■ **Task objective**
Set the listing down again in full, word for word, with the pictures left out.
########
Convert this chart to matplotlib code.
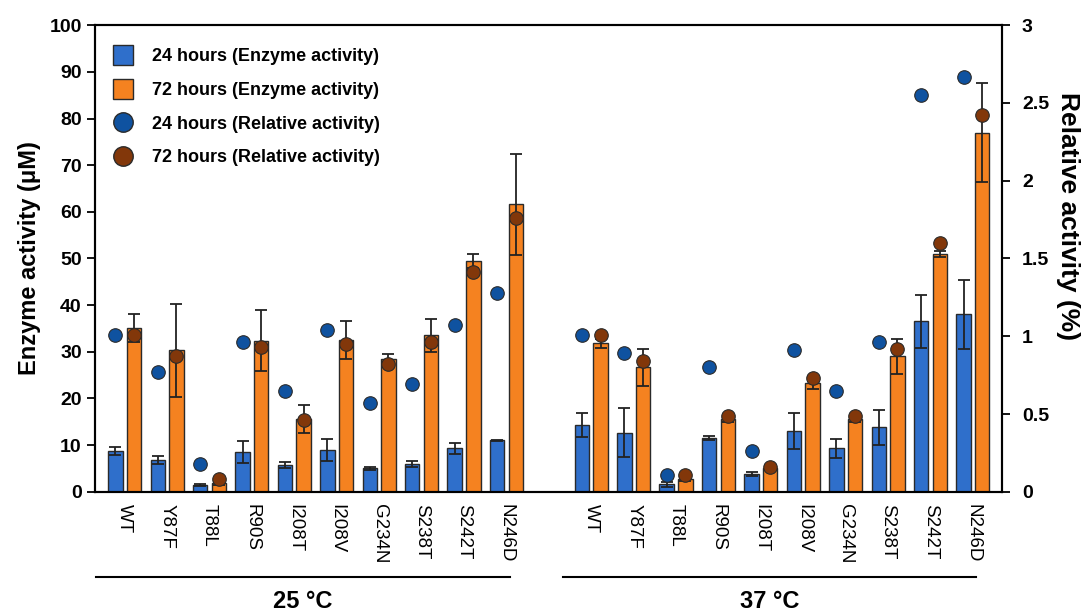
import numpy as np
import matplotlib
matplotlib.use("Agg")
import matplotlib.pyplot as plt
import matplotlib.transforms as mtransforms
from matplotlib.lines import Line2D

plt.rcParams['font.family'] = ['Liberation Sans', 'DejaVu Sans']

mutants = ["WT", "Y87F", "T88L", "R90S", "I208T", "I208V", "G234N", "S238T", "S242T", "N246D"]
groups = ["25 °C", "37 °C"]

# 25 °C
enz24_25 = [8.7, 6.8, 1.5, 8.5, 5.7, 9.0, 5.0, 6.0, 9.3, 11.0]
enz24_25_err = [0.8, 0.8, 0.2, 2.4, 0.6, 2.3, 0.3, 0.7, 1.2, 0.2]
enz72_25 = [35.2, 30.3, 1.8, 32.4, 15.5, 32.5, 28.5, 33.5, 49.5, 61.6]
enz72_25_err = [3.0, 10.0, 0.3, 6.5, 3.0, 4.0, 1.0, 3.5, 1.5, 10.8]
rel24_25 = [1.01, 0.77, 0.18, 0.96, 0.65, 1.04, 0.57, 0.69, 1.07, 1.28]
rel72_25 = [1.01, 0.87, 0.08, 0.93, 0.46, 0.95, 0.82, 0.96, 1.41, 1.76]

# 37 °C
enz24_37 = [14.3, 12.7, 1.6, 11.5, 3.8, 13.0, 9.3, 13.8, 36.5, 38.0]
enz24_37_err = [2.6, 5.2, 0.5, 0.4, 0.4, 3.8, 2.1, 3.7, 5.7, 7.3]
enz72_37 = [31.8, 26.7, 2.8, 15.5, 5.2, 23.3, 15.5, 29.0, 51.0, 77.0]
enz72_37_err = [1.0, 4.0, 0.4, 0.5, 0.4, 1.2, 0.5, 3.8, 0.7, 10.6]
rel24_37 = [1.01, 0.89, 0.11, 0.80, 0.26, 0.91, 0.65, 0.96, 2.55, 2.67]
rel72_37 = [1.01, 0.84, 0.11, 0.49, 0.16, 0.73, 0.49, 0.92, 1.60, 2.42]

c_blue = "#2F6FCB"
c_orange = "#F58220"
c_dblue = "#0F52A0"
c_brown = "#82370A"
edge = "#2a2a2a"

## combine both temperatures, leave one empty slot between
x = np.concatenate([np.arange(10), np.arange(10) + 11])
enz24 = np.array(enz24_25 + enz24_37)
enz24_err = np.array(enz24_25_err + enz24_37_err)
enz72 = np.array(enz72_25 + enz72_37)
enz72_err = np.array(enz72_25_err + enz72_37_err)
rel24 = np.array(rel24_25 + rel24_37)
rel72 = np.array(rel72_25 + rel72_37)

w = 0.34
off = 0.22

fig = plt.figure(figsize=(10.83, 6.14), dpi=100)
ax = fig.add_axes([0.0877, 0.199, 0.8373, 0.760])

ax.bar(x - off, enz24, w, color=c_blue, edgecolor=edge, linewidth=1, zorder=2)
ax.bar(x + off, enz72, w, color=c_orange, edgecolor=edge, linewidth=1, zorder=2)
ekw = dict(fmt='none', ecolor='#222222', elinewidth=1.3, capsize=4, capthick=1.3, zorder=3)
ax.errorbar(x - off, enz24, yerr=enz24_err, **ekw)
ax.errorbar(x + off, enz72, yerr=enz72_err, **ekw)

ax.set_xlim(-0.7, 20.68)
ax.set_ylim(0, 100)
ax.set_yticks(np.arange(0, 101, 10))
ax.set_xticks(x)
ax.set_xticklabels(mutants + mutants, rotation=-90, fontsize=13.5, va='top')
ax.tick_params(axis='x', length=0, pad=9)
ax.tick_params(axis='y', direction='out', length=5.5, width=1.3, labelsize=14, pad=4)
for lab in ax.get_yticklabels():
    lab.set_fontweight('bold')
ax.set_ylabel("Enzyme activity (μM)", fontsize=17, fontweight='bold', labelpad=6)
for s in ax.spines.values():
    s.set_linewidth(1.5)

ax2 = ax.twinx()
ax2.scatter(x - off, rel24, s=95, color=c_dblue, edgecolor=edge, linewidth=0.8, zorder=4)
ax2.scatter(x + off, rel72, s=95, color=c_brown, edgecolor=edge, linewidth=0.8, zorder=4)
ax2.set_ylim(0, 3)
ax2.set_yticks([0, 0.5, 1, 1.5, 2, 2.5, 3])
ax2.set_yticklabels(["0", "0.5", "1", "1.5", "2", "2.5", "3"])
ax2.tick_params(axis='y', direction='out', length=5.5, width=1.3, labelsize=14, pad=9)
for lab in ax2.get_yticklabels():
    lab.set_fontweight('bold')
ax2.text(1.073, 0.59, "Relative activity (%)", transform=ax2.transAxes, rotation=-90,
         ha='center', va='center', fontsize=19, fontweight='bold')
for s in ax2.spines.values():
    s.set_linewidth(1.5)

## group lines under the labels
trans = mtransforms.blended_transform_factory(ax.transData, ax.transAxes)
spans = [(-0.68, 9.08), (10.33, 20.07)]
for (a, b), g in zip(spans, groups):
    ax.plot([a, b], [-0.182, -0.182], color='black', linewidth=1.5, transform=trans, clip_on=False)
    ax.text((a + b) / 2, -0.235, g, transform=trans, ha='center', va='center',
            fontsize=17, fontweight='bold')

handles = [
    Line2D([], [], linestyle='none', marker='s', markersize=14, markerfacecolor=c_blue, markeredgecolor=edge),
    Line2D([], [], linestyle='none', marker='s', markersize=14, markerfacecolor=c_orange, markeredgecolor=edge),
    Line2D([], [], linestyle='none', marker='o', markersize=14, markerfacecolor=c_dblue, markeredgecolor=edge),
    Line2D([], [], linestyle='none', marker='o', markersize=14, markerfacecolor=c_brown, markeredgecolor=edge),
]
labels = ["24 hours (Enzyme activity)", "72 hours (Enzyme activity)",
          "24 hours (Relative activity)", "72 hours (Relative activity)"]
leg = ax2.legend(handles, labels, loc='upper left', bbox_to_anchor=(-0.007, 0.985), frameon=False,
                 prop={'size': 13, 'weight': 'bold'}, labelspacing=0.92, handletextpad=0.6,
                 borderaxespad=0.5)

fig.savefig("out.png", dpi=100)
########
■ **Reply to the exercise**
Convert this chart to matplotlib code.
import numpy as np
import matplotlib
matplotlib.use("Agg")
import matplotlib.pyplot as plt
import matplotlib.transforms as mtransforms
from matplotlib.lines import Line2D

plt.rcParams['font.family'] = ['Liberation Sans', 'DejaVu Sans']

mutants = ["WT", "Y87F", "T88L", "R90S", "I208T", "I208V", "G234N", "S238T", "S242T", "N246D"]
groups = ["25 °C", "37 °C"]

# 25 °C
enz24_25 = [8.7, 6.8, 1.5, 8.5, 5.7, 9.0, 5.0, 6.0, 9.3, 11.0]
enz24_25_err = [0.8, 0.8, 0.2, 2.4, 0.6, 2.3, 0.3, 0.7, 1.2, 0.2]
enz72_25 = [35.2, 30.3, 1.8, 32.4, 15.5, 32.5, 28.5, 33.5, 49.5, 61.6]
enz72_25_err = [3.0, 10.0, 0.3, 6.5, 3.0, 4.0, 1.0, 3.5, 1.5, 10.8]
rel24_25 = [1.01, 0.77, 0.18, 0.96, 0.65, 1.04, 0.57, 0.69, 1.07, 1.28]
rel72_25 = [1.01, 0.87, 0.08, 0.93, 0.46, 0.95, 0.82, 0.96, 1.41, 1.76]

# 37 °C
enz24_37 = [14.3, 12.7, 1.6, 11.5, 3.8, 13.0, 9.3, 13.8, 36.5, 38.0]
enz24_37_err = [2.6, 5.2, 0.5, 0.4, 0.4, 3.8, 2.1, 3.7, 5.7, 7.3]
enz72_37 = [31.8, 26.7, 2.8, 15.5, 5.2, 23.3, 15.5, 29.0, 51.0, 77.0]
enz72_37_err = [1.0, 4.0, 0.4, 0.5, 0.4, 1.2, 0.5, 3.8, 0.7, 10.6]
rel24_37 = [1.01, 0.89, 0.11, 0.80, 0.26, 0.91, 0.65, 0.96, 2.55, 2.67]
rel72_37 = [1.01, 0.84, 0.11, 0.49, 0.16, 0.73, 0.49, 0.92, 1.60, 2.42]

c_blue = "#2F6FCB"
c_orange = "#F58220"
c_dblue = "#0F52A0"
c_brown = "#82370A"
edge = "#2a2a2a"

## combine both temperatures, leave one empty slot between
x = np.concatenate([np.arange(10), np.arange(10) + 11])
enz24 = np.array(enz24_25 + enz24_37)
enz24_err = np.array(enz24_25_err + enz24_37_err)
enz72 = np.array(enz72_25 + enz72_37)
enz72_err = np.array(enz72_25_err + enz72_37_err)
rel24 = np.array(rel24_25 + rel24_37)
rel72 = np.array(rel72_25 + rel72_37)

w = 0.34
off = 0.22

fig = plt.figure(figsize=(10.83, 6.14), dpi=100)
ax = fig.add_axes([0.0877, 0.199, 0.8373, 0.760])

ax.bar(x - off, enz24, w, color=c_blue, edgecolor=edge, linewidth=1, zorder=2)
ax.bar(x + off, enz72, w, color=c_orange, edgecolor=edge, linewidth=1, zorder=2)
ekw = dict(fmt='none', ecolor='#222222', elinewidth=1.3, capsize=4, capthick=1.3, zorder=3)
ax.errorbar(x - off, enz24, yerr=enz24_err, **ekw)
ax.errorbar(x + off, enz72, yerr=enz72_err, **ekw)

ax.set_xlim(-0.7, 20.68)
ax.set_ylim(0, 100)
ax.set_yticks(np.arange(0, 101, 10))
ax.set_xticks(x)
ax.set_xticklabels(mutants + mutants, rotation=-90, fontsize=13.5, va='top')
ax.tick_params(axis='x', length=0, pad=9)
ax.tick_params(axis='y', direction='out', length=5.5, width=1.3, labelsize=14, pad=4)
for lab in ax.get_yticklabels():
    lab.set_fontweight('bold')
ax.set_ylabel("Enzyme activity (μM)", fontsize=17, fontweight='bold', labelpad=6)
for s in ax.spines.values():
    s.set_linewidth(1.5)

ax2 = ax.twinx()
ax2.scatter(x - off, rel24, s=95, color=c_dblue, edgecolor=edge, linewidth=0.8, zorder=4)
ax2.scatter(x + off, rel72, s=95, color=c_brown, edgecolor=edge, linewidth=0.8, zorder=4)
ax2.set_ylim(0, 3)
ax2.set_yticks([0, 0.5, 1, 1.5, 2, 2.5, 3])
ax2.set_yticklabels(["0", "0.5", "1", "1.5", "2", "2.5", "3"])
ax2.tick_params(axis='y', direction='out', length=5.5, width=1.3, labelsize=14, pad=9)
for lab in ax2.get_yticklabels():
    lab.set_fontweight('bold')
ax2.text(1.073, 0.59, "Relative activity (%)", transform=ax2.transAxes, rotation=-90,
         ha='center', va='center', fontsize=19, fontweight='bold')
for s in ax2.spines.values():
    s.set_linewidth(1.5)

## group lines under the labels
trans = mtransforms.blended_transform_factory(ax.transData, ax.transAxes)
spans = [(-0.68, 9.08), (10.33, 20.07)]
for (a, b), g in zip(spans, groups):
    ax.plot([a, b], [-0.182, -0.182], color='black', linewidth=1.5, transform=trans, clip_on=False)
    ax.text((a + b) / 2, -0.235, g, transform=trans, ha='center', va='center',
            fontsize=17, fontweight='bold')

handles = [
    Line2D([], [], linestyle='none', marker='s', markersize=14, markerfacecolor=c_blue, markeredgecolor=edge),
    Line2D([], [], linestyle='none', marker='s', markersize=14, markerfacecolor=c_orange, markeredgecolor=edge),
    Line2D([], [], linestyle='none', marker='o', markersize=14, markerfacecolor=c_dblue, markeredgecolor=edge),
    Line2D([], [], linestyle='none', marker='o', markersize=14, markerfacecolor=c_brown, markeredgecolor=edge),
]
labels = ["24 hours (Enzyme activity)", "72 hours (Enzyme activity)",
          "24 hours (Relative activity)", "72 hours (Relative activity)"]
leg = ax2.legend(handles, labels, loc='upper left', bbox_to_anchor=(-0.007, 0.985), frameon=False,
                 prop={'size': 13, 'weight': 'bold'}, labelspacing=0.92, handletextpad=0.6,
                 borderaxespad=0.5)

fig.savefig("out.png", dpi=100)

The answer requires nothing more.